Maryland's Public Service Commission also has set an agenda that assumes legislative approval this year to begin a three-year phase-in of deregulation in July.
Until recently, it was widely assumed that electricity service was best provided through monopolies. In exchange for serving all customers, utilities and their shareholders were promised a resonable profit as determined by regulators. But after the 1970s energy crisis, the federal government began requiring utilities to purchase power from independent generators.
Through a series of decisions in the early 1990s, the Federal Energy Regulatory Commission opened the door to full competition in the retail market. As a result, many states concluded that competition would increase efficiency and make their states more attractive, especially to businesses where energy costs are a significant portion of their expenses.
Though there is no federal mandate to do so, 18 states have adopted plans to deregulate the industry. Below is a synopsis of the major players in deregulation and their concerns:
Several lawmakers and Glendening, who have made environmental protections a major priority, want to ensure that whatever legislation the state produces does not increase air pollution.
For example, coal-fired plants are more efficient fuel producers, but they also spew more waste into the air. Two Montgomery County legislators Sen. Brian E. Frosh (D) and Del. Leon G. Billings (D) have drafted legislation that would allow residents to choose "green power," which is energy produced by windmills, solar panels and geysers instead of fossil fuels.

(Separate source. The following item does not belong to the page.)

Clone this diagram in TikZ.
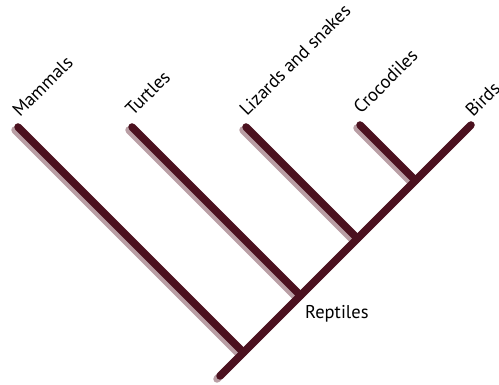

But some lawmakers are concerned that a requirement that all companies competing in Maryland offer green power could raise rates for all customers.
Maryland utilities, including Pepco and BGE, have asked the Public Service Commission to allow them to recoup $2 billion from ratepayers for plants that they built under the assumption that their monopolies would continue. The utilities contend they have not been able to recoup the costs of those plants from ratepayers, as allowed under current agreements with the commission. And from their perspective, it would be unfair to force their shareholders to absorb those costs.
But public advocates contend that those so-called stranded costs are overstated, and they cite cases in other states where utilities have earned big windfalls from selling power plants, as Pepco plans to do.
Utilities have also argued that significant property tax breaks are needed for them to remain competitive with outside power providers seeking to do business in the state. Under a tax proposal advanced by legislative leaders, utilities would pay property taxes on 40 percent of the assessed value of generating equipment, as opposed to 100 percent under current law. That would result in a $44 million revenue loss, which would be shared equally among the state, counties and ratepayers.
The Maryland Association of Counties, which represents local jurisdictions, contends that the proposal "would severely compromise our fiscal planning," said Michael Sanderson, the group's legislative director. The group plans to submit an alternative proposal, which essentially would pass along the cost of the tax break to consumers.
Big consumers and outside power providers have banded into a group called the Alliance for Customer Choice of Electrical Suppliers and Services.
They are pushing the Public Service Commission to allow Marylanders to begin choosing their power suppliers in July, forgoing the approved three-year phase-in period during which rates would be capped. ACCESS, as the group is known, wants to leave most of the tough decisions including any cap on rates to the Public Service Commission.
But Senate President Thomas V. Mike Miller Jr. (D-Prince George's) has proposed a mandatory four-year cap. Many other legislators agree with the concept, afraid that without such a mandate, rates may skyrocket for residents and small businesses.
Business leaders contend that such intrusions into the free market run counter to deregulation.
"I don't think you can sit as a legislative body and limit people's options that way," said James H. DeGraffenreidt Jr., chairman and chief executive of Washington Gas Light Co. "How do you implement something like that?"
Glendening, however, said a mandatory cap is just one of many protections needed to ensure that low-cost electricity remains readily available, especially to the poor and elderly.
"There is every indication from the telecommunication deregulation that [people] with less income and [who are] less well educated are likely to pay more because they don't have the ability, if you will, to bargain collectively and get lower prices," the governor said.